**WHAT IS BEING ASKED:**
Beneath this line sits some data. Return only its lines from the one holding "Emit a LaTeX" through the one holding "[x radius=97,y radius=46];", inclusive, exactly, with the images removed.

Entries with chart source code
--------------------
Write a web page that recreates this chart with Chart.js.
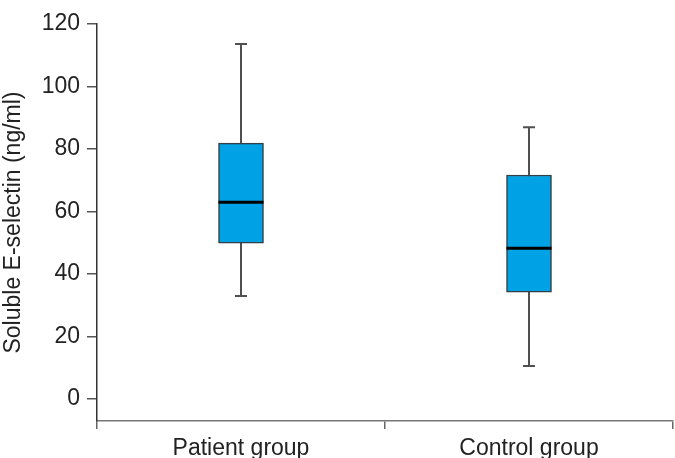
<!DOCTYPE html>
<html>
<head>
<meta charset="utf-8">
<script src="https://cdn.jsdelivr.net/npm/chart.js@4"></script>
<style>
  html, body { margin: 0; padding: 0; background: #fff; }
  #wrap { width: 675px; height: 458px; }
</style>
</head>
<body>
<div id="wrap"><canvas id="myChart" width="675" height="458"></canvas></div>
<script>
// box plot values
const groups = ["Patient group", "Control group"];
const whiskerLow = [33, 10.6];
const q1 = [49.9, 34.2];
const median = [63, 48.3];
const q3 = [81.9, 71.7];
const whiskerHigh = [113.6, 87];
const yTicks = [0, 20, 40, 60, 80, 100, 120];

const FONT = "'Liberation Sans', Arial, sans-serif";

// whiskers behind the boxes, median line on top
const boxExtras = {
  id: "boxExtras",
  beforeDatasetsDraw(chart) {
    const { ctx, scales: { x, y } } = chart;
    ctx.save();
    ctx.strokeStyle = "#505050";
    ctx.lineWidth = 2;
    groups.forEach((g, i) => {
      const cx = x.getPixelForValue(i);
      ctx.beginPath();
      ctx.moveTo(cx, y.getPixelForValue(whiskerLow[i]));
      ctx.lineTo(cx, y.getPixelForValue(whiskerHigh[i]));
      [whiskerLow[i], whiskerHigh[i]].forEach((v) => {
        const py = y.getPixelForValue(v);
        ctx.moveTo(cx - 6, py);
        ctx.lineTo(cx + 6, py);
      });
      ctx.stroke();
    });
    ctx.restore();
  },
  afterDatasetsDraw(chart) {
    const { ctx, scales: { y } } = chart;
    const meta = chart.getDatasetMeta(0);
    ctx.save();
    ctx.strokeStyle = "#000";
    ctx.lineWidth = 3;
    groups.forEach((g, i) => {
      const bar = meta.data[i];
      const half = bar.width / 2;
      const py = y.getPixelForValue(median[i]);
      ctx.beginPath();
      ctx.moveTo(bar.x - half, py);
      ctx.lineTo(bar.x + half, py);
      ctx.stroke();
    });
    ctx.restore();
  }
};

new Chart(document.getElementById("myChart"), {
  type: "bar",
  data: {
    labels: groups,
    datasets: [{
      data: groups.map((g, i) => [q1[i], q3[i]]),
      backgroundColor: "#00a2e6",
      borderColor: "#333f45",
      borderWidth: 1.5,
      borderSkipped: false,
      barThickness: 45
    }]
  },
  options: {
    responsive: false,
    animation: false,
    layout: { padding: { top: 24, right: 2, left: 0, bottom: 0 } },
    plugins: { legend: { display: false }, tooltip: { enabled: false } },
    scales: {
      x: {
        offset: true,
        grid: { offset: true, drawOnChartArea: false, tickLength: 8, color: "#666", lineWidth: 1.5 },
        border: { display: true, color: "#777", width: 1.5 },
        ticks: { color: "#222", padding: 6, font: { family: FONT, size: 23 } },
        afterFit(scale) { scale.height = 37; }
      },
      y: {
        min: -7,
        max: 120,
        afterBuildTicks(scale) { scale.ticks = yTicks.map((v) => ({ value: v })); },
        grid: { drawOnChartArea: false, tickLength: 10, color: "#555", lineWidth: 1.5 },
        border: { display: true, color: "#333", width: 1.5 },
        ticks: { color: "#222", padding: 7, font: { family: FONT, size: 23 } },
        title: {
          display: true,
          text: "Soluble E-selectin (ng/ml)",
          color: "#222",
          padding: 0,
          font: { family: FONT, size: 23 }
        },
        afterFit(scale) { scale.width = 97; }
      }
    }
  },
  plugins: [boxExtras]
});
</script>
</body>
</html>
--------------------
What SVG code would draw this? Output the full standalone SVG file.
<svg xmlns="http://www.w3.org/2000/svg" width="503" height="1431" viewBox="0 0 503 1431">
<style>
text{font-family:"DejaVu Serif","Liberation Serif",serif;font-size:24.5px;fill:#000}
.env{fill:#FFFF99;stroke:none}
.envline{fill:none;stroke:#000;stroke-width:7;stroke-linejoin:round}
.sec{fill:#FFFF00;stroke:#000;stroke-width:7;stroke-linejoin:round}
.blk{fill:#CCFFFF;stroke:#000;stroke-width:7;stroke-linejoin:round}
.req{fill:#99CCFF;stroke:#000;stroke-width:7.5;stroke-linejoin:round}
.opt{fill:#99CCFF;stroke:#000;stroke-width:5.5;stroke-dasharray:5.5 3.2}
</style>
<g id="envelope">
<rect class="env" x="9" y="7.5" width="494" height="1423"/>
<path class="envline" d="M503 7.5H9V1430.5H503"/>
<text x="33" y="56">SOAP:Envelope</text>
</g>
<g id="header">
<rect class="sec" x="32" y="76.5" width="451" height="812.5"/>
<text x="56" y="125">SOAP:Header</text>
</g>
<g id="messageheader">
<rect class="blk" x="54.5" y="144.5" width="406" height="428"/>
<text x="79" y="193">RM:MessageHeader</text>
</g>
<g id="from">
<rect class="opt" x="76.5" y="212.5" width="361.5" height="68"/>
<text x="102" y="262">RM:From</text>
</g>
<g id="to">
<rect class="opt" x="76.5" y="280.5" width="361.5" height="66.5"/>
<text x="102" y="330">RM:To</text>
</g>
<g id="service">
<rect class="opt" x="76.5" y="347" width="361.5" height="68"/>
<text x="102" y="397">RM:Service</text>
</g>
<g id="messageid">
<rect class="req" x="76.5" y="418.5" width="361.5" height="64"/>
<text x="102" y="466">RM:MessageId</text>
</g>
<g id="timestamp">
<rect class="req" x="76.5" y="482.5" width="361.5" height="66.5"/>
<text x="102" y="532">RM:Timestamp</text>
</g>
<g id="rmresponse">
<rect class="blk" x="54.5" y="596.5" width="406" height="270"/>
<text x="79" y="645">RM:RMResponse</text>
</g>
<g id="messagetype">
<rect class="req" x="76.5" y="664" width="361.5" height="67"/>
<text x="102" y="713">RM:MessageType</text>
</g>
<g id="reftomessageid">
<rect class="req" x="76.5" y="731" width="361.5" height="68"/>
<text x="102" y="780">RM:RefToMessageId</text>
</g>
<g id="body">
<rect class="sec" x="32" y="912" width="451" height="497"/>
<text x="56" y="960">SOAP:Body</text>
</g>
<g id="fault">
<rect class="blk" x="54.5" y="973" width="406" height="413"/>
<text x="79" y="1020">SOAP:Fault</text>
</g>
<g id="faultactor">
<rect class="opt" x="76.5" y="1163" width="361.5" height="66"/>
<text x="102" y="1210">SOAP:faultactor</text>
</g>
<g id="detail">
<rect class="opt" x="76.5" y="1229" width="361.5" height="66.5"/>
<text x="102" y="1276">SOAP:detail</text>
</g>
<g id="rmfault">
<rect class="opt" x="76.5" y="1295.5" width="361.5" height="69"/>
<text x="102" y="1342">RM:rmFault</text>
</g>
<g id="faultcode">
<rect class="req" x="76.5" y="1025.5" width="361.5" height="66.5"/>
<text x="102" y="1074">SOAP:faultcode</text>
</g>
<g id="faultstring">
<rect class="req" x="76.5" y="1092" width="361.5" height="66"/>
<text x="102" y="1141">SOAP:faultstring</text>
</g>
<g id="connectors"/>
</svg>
--------------------
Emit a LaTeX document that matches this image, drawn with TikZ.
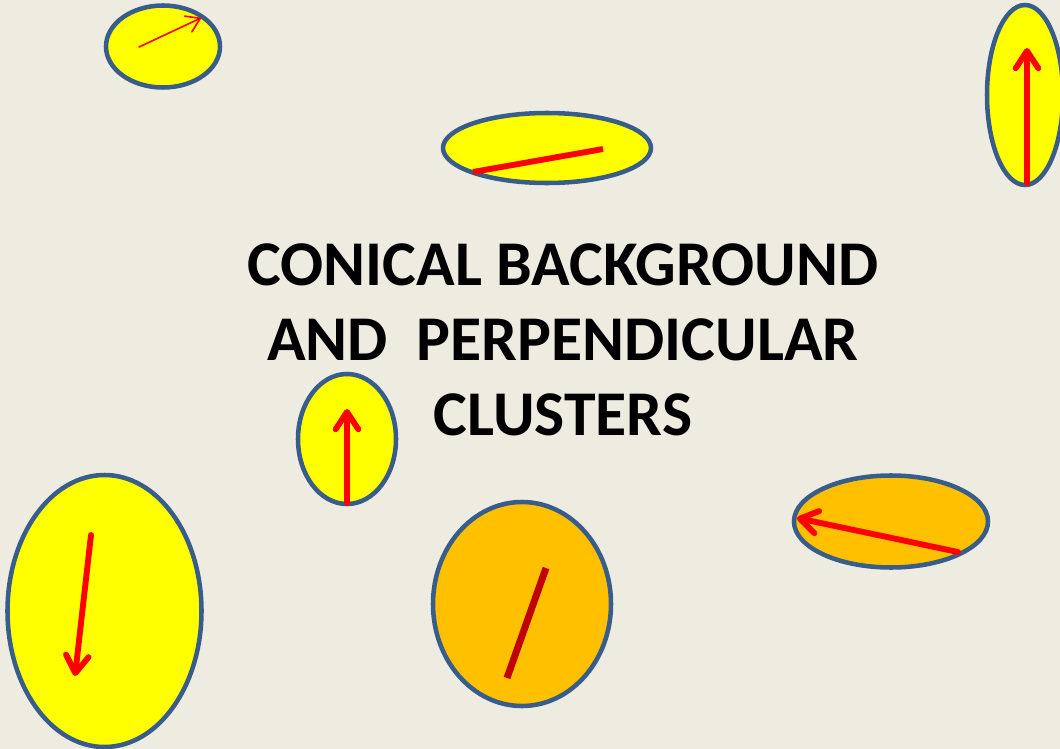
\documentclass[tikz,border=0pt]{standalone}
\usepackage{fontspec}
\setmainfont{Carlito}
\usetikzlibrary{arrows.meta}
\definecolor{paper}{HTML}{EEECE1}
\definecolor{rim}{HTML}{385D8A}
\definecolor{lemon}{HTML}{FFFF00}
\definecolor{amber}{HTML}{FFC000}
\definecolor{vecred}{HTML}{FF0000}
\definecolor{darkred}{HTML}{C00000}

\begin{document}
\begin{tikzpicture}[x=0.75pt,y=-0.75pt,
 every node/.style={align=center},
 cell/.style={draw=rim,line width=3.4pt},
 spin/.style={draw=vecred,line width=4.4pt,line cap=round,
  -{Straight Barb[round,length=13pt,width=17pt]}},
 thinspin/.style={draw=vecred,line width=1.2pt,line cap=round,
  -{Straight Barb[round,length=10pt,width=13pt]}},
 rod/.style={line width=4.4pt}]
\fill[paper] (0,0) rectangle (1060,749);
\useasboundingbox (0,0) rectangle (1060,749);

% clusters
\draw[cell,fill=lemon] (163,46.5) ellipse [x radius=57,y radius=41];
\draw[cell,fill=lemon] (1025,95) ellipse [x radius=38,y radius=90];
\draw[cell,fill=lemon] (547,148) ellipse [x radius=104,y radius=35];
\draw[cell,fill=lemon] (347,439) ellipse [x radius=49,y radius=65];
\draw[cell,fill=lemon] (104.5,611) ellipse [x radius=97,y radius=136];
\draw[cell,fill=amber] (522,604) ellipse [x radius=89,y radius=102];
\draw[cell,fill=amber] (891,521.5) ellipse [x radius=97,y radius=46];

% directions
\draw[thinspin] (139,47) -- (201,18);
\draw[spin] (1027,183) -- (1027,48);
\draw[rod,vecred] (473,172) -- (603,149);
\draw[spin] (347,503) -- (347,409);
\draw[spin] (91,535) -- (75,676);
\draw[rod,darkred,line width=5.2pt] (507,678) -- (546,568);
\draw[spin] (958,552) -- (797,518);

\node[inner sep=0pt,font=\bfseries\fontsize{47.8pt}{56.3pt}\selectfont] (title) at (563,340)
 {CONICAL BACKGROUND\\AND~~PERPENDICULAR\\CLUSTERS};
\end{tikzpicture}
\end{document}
--------------------
**ANSWER FOR THIS EXERCISE:**
Emit a LaTeX document that matches this image, drawn with TikZ.
\documentclass[tikz,border=0pt]{standalone}
\usepackage{fontspec}
\setmainfont{Carlito}
\usetikzlibrary{arrows.meta}
\definecolor{paper}{HTML}{EEECE1}
\definecolor{rim}{HTML}{385D8A}
\definecolor{lemon}{HTML}{FFFF00}
\definecolor{amber}{HTML}{FFC000}
\definecolor{vecred}{HTML}{FF0000}
\definecolor{darkred}{HTML}{C00000}

\begin{document}
\begin{tikzpicture}[x=0.75pt,y=-0.75pt,
 every node/.style={align=center},
 cell/.style={draw=rim,line width=3.4pt},
 spin/.style={draw=vecred,line width=4.4pt,line cap=round,
  -{Straight Barb[round,length=13pt,width=17pt]}},
 thinspin/.style={draw=vecred,line width=1.2pt,line cap=round,
  -{Straight Barb[round,length=10pt,width=13pt]}},
 rod/.style={line width=4.4pt}]
\fill[paper] (0,0) rectangle (1060,749);
\useasboundingbox (0,0) rectangle (1060,749);

% clusters
\draw[cell,fill=lemon] (163,46.5) ellipse [x radius=57,y radius=41];
\draw[cell,fill=lemon] (1025,95) ellipse [x radius=38,y radius=90];
\draw[cell,fill=lemon] (547,148) ellipse [x radius=104,y radius=35];
\draw[cell,fill=lemon] (347,439) ellipse [x radius=49,y radius=65];
\draw[cell,fill=lemon] (104.5,611) ellipse [x radius=97,y radius=136];
\draw[cell,fill=amber] (522,604) ellipse [x radius=89,y radius=102];
\draw[cell,fill=amber] (891,521.5) ellipse [x radius=97,y radius=46];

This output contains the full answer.